(Stored data entries)
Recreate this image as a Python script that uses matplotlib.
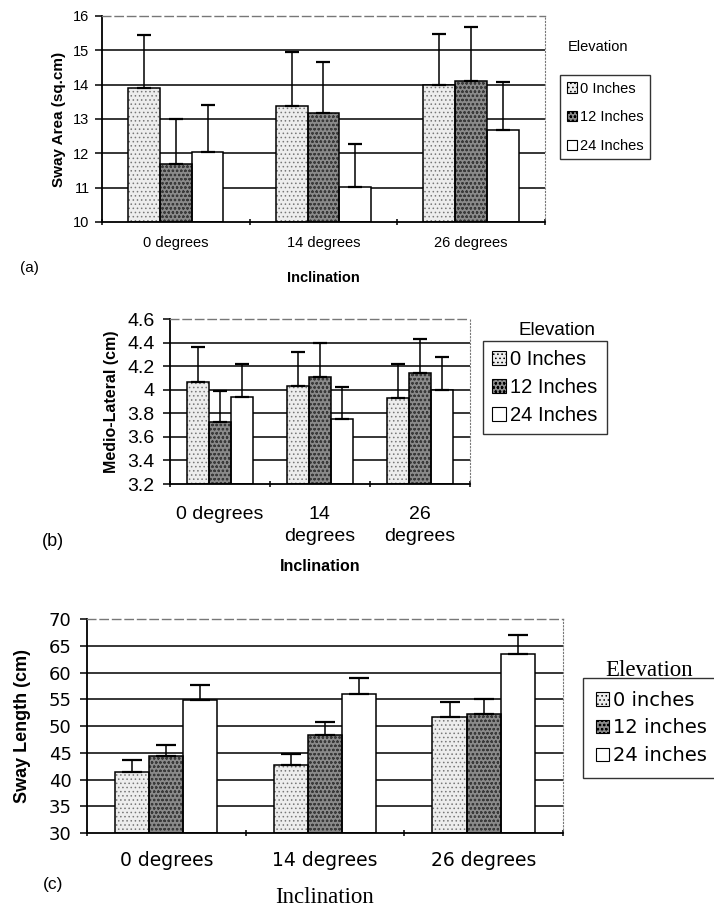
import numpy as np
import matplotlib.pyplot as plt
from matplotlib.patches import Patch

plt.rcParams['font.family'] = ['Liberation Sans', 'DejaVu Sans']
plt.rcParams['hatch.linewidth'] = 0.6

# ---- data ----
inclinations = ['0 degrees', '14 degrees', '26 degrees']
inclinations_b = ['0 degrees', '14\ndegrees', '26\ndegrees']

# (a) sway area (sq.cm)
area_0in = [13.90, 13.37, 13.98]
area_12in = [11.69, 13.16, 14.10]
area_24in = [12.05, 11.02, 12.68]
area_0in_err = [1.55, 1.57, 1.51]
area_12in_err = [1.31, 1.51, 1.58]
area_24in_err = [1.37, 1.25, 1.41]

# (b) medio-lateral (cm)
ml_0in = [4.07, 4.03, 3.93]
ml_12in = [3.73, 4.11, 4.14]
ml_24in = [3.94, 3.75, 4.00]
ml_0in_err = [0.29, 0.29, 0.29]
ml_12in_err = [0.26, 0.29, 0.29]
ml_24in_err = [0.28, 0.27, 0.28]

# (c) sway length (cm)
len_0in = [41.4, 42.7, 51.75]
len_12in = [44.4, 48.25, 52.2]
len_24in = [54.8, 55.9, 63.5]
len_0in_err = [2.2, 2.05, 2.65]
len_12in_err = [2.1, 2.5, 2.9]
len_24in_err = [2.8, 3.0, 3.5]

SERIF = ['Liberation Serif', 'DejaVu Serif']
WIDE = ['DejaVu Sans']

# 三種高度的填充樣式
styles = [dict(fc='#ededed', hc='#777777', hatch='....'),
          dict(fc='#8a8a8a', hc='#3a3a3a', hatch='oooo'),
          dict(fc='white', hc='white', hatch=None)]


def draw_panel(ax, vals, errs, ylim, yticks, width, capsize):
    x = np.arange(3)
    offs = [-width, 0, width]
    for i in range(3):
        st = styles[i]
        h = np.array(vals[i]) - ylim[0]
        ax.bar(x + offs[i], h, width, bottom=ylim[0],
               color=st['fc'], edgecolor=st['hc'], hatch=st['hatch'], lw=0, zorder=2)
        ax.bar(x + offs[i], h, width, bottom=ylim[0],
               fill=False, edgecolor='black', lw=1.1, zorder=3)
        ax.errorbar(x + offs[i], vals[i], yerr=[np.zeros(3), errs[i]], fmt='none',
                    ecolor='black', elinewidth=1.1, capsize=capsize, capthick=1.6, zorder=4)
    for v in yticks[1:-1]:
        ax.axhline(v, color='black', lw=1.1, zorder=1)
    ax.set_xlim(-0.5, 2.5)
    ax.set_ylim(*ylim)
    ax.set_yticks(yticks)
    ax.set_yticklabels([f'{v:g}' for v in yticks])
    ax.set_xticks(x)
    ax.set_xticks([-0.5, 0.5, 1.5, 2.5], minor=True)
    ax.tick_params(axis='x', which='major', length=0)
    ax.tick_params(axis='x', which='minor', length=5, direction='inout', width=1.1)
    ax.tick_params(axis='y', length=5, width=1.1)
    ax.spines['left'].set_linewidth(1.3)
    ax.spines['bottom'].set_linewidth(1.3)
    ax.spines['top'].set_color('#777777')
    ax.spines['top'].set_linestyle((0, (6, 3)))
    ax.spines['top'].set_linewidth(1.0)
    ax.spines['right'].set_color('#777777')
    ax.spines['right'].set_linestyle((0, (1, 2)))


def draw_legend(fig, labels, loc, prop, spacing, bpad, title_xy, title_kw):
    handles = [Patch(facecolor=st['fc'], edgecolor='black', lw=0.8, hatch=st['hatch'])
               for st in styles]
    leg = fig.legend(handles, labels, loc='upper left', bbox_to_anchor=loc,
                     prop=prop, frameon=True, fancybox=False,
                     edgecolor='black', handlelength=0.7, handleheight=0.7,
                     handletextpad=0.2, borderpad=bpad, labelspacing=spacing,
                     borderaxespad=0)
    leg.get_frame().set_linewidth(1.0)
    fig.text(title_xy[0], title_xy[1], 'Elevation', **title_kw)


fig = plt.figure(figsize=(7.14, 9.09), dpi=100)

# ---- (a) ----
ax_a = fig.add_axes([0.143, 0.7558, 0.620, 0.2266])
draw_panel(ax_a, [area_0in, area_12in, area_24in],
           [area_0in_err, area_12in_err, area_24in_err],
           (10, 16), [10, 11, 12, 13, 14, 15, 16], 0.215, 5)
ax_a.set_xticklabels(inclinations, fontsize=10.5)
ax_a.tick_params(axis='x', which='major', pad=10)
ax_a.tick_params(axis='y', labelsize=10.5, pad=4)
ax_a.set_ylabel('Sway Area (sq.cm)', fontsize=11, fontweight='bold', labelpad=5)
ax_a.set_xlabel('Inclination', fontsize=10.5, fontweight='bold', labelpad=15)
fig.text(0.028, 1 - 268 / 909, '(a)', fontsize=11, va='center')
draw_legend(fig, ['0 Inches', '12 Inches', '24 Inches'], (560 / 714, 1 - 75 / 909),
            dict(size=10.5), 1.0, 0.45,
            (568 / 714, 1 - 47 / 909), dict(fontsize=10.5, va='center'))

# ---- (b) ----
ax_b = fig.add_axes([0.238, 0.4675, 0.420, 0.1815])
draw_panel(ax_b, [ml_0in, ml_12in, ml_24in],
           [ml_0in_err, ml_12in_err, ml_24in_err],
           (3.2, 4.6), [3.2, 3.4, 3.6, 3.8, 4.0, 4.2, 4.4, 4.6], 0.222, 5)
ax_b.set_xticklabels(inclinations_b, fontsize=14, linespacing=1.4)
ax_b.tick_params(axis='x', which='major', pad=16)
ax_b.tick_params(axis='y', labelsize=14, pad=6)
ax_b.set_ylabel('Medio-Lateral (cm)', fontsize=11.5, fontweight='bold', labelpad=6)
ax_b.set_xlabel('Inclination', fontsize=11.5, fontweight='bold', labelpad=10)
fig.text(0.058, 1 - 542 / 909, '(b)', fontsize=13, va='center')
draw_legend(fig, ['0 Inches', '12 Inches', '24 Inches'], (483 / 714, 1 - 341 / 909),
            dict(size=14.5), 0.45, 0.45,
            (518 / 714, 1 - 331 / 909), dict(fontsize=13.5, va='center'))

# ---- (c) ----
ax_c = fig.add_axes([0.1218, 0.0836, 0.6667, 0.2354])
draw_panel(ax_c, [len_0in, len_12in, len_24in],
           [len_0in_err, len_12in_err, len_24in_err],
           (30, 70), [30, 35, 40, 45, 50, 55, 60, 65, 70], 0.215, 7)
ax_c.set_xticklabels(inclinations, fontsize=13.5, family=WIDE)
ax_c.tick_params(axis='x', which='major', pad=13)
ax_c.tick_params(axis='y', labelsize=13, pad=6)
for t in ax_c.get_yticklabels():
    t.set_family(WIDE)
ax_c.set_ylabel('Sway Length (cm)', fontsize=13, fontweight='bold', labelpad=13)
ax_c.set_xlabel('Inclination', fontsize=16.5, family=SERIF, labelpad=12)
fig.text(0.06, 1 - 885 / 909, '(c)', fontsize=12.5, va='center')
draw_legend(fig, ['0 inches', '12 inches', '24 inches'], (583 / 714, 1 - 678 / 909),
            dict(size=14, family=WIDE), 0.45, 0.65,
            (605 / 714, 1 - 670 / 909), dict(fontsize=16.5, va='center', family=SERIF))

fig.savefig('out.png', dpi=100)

--

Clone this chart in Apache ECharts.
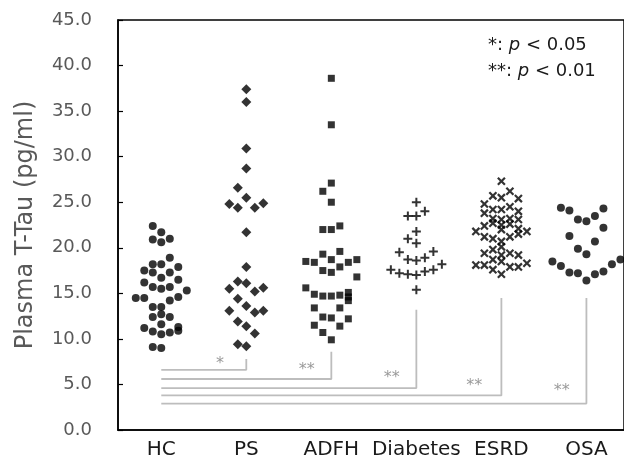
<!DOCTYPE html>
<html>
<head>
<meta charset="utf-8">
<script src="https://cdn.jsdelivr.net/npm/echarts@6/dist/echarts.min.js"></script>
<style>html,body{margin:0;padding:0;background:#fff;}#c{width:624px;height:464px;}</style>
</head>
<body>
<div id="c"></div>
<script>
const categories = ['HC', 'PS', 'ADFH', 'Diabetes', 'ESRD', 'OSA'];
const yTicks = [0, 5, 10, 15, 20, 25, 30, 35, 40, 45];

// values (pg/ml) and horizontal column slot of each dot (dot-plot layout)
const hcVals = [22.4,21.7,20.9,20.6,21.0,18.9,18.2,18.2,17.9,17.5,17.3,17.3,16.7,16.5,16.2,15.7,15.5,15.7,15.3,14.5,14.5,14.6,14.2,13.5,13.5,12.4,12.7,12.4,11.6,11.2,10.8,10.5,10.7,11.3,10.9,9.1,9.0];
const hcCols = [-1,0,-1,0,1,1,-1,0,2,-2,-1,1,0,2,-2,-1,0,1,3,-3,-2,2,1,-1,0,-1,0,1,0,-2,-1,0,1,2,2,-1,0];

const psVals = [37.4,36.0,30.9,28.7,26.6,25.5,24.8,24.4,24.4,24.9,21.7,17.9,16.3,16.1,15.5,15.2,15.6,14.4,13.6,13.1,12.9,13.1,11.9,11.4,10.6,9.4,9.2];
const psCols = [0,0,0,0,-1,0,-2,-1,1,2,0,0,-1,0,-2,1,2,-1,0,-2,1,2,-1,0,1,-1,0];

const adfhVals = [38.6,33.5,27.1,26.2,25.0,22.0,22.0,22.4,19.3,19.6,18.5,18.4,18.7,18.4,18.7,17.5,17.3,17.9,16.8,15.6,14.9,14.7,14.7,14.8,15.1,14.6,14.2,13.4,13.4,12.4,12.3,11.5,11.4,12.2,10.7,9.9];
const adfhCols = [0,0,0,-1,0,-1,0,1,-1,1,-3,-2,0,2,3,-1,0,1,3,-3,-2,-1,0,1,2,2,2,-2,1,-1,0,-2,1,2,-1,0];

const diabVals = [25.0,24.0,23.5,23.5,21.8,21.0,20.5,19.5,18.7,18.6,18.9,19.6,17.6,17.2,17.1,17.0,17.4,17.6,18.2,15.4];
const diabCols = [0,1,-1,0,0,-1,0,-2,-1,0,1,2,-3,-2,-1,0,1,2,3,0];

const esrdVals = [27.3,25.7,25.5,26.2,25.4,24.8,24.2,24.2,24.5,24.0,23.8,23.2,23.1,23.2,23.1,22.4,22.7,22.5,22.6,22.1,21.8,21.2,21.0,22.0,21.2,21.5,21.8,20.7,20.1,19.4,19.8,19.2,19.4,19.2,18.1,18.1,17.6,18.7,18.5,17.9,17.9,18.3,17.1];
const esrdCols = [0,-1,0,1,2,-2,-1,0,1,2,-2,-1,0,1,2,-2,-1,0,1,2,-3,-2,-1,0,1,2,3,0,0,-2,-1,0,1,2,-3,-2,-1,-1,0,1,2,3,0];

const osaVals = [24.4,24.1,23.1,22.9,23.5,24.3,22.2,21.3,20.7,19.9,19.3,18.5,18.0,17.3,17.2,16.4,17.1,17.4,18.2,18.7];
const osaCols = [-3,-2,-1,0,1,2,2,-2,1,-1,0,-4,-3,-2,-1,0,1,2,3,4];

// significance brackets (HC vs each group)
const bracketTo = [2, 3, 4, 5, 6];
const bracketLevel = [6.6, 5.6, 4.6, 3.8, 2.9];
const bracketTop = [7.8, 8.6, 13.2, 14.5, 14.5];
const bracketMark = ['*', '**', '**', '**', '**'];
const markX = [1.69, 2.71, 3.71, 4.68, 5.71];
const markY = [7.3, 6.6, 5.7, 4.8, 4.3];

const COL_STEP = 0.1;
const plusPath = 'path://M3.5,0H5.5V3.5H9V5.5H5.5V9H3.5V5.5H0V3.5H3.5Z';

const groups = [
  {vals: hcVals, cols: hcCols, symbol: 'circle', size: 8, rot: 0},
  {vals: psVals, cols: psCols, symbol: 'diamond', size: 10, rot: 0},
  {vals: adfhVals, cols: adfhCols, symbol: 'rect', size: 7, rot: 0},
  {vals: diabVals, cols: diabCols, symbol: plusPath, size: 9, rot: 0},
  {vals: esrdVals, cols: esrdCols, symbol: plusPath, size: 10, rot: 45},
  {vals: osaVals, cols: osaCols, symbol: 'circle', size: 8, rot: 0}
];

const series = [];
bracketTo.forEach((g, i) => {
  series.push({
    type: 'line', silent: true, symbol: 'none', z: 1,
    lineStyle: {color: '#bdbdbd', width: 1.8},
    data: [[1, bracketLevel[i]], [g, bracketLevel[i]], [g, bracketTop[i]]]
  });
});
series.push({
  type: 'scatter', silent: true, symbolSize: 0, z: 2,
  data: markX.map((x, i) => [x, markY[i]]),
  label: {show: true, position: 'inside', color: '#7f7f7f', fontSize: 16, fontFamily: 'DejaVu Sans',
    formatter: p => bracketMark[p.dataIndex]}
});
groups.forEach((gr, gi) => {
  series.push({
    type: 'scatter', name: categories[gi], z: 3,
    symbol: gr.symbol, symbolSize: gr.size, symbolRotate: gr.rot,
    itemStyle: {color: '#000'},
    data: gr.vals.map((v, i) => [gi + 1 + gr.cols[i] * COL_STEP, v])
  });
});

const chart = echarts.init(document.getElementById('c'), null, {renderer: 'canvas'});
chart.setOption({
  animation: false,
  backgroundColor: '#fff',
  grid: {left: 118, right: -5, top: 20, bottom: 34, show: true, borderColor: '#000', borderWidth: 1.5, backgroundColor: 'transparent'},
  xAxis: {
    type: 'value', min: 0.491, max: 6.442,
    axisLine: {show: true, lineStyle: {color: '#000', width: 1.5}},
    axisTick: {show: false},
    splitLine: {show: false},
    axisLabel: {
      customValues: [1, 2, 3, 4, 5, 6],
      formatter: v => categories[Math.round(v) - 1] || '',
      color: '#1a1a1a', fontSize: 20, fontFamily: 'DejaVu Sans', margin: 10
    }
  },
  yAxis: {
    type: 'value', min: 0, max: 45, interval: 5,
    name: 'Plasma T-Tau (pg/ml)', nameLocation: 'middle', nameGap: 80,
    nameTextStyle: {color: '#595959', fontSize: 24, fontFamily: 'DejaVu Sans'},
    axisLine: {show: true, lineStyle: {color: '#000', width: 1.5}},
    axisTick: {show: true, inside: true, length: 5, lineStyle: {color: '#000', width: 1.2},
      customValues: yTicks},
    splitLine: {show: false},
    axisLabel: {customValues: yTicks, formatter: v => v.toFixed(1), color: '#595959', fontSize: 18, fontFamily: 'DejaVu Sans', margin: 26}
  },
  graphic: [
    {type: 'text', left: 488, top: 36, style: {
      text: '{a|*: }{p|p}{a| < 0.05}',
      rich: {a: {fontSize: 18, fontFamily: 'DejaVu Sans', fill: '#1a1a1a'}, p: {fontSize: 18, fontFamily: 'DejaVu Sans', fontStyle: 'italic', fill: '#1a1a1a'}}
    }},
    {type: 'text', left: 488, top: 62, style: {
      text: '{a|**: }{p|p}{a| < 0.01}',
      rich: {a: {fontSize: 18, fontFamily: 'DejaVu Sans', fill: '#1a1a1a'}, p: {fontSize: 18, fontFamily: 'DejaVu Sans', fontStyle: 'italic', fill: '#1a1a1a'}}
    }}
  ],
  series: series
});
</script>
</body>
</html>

# WORK REQUIRED
Leaving out all pictures, set down exactly the lines of the material above, from the line with "Recreate this image" to the line with "dict(fc='white', hc='white', hatch=None)]" inclusive, and no others.

# THE SOLUTION
Recreate this image as a Python script that uses matplotlib.
import numpy as np
import matplotlib.pyplot as plt
from matplotlib.patches import Patch

plt.rcParams['font.family'] = ['Liberation Sans', 'DejaVu Sans']
plt.rcParams['hatch.linewidth'] = 0.6

# ---- data ----
inclinations = ['0 degrees', '14 degrees', '26 degrees']
inclinations_b = ['0 degrees', '14\ndegrees', '26\ndegrees']

# (a) sway area (sq.cm)
area_0in = [13.90, 13.37, 13.98]
area_12in = [11.69, 13.16, 14.10]
area_24in = [12.05, 11.02, 12.68]
area_0in_err = [1.55, 1.57, 1.51]
area_12in_err = [1.31, 1.51, 1.58]
area_24in_err = [1.37, 1.25, 1.41]

# (b) medio-lateral (cm)
ml_0in = [4.07, 4.03, 3.93]
ml_12in = [3.73, 4.11, 4.14]
ml_24in = [3.94, 3.75, 4.00]
ml_0in_err = [0.29, 0.29, 0.29]
ml_12in_err = [0.26, 0.29, 0.29]
ml_24in_err = [0.28, 0.27, 0.28]

# (c) sway length (cm)
len_0in = [41.4, 42.7, 51.75]
len_12in = [44.4, 48.25, 52.2]
len_24in = [54.8, 55.9, 63.5]
len_0in_err = [2.2, 2.05, 2.65]
len_12in_err = [2.1, 2.5, 2.9]
len_24in_err = [2.8, 3.0, 3.5]

SERIF = ['Liberation Serif', 'DejaVu Serif']
WIDE = ['DejaVu Sans']

# 三種高度的填充樣式
styles = [dict(fc='#ededed', hc='#777777', hatch='....'),
          dict(fc='#8a8a8a', hc='#3a3a3a', hatch='oooo'),
          dict(fc='white', hc='white', hatch=None)]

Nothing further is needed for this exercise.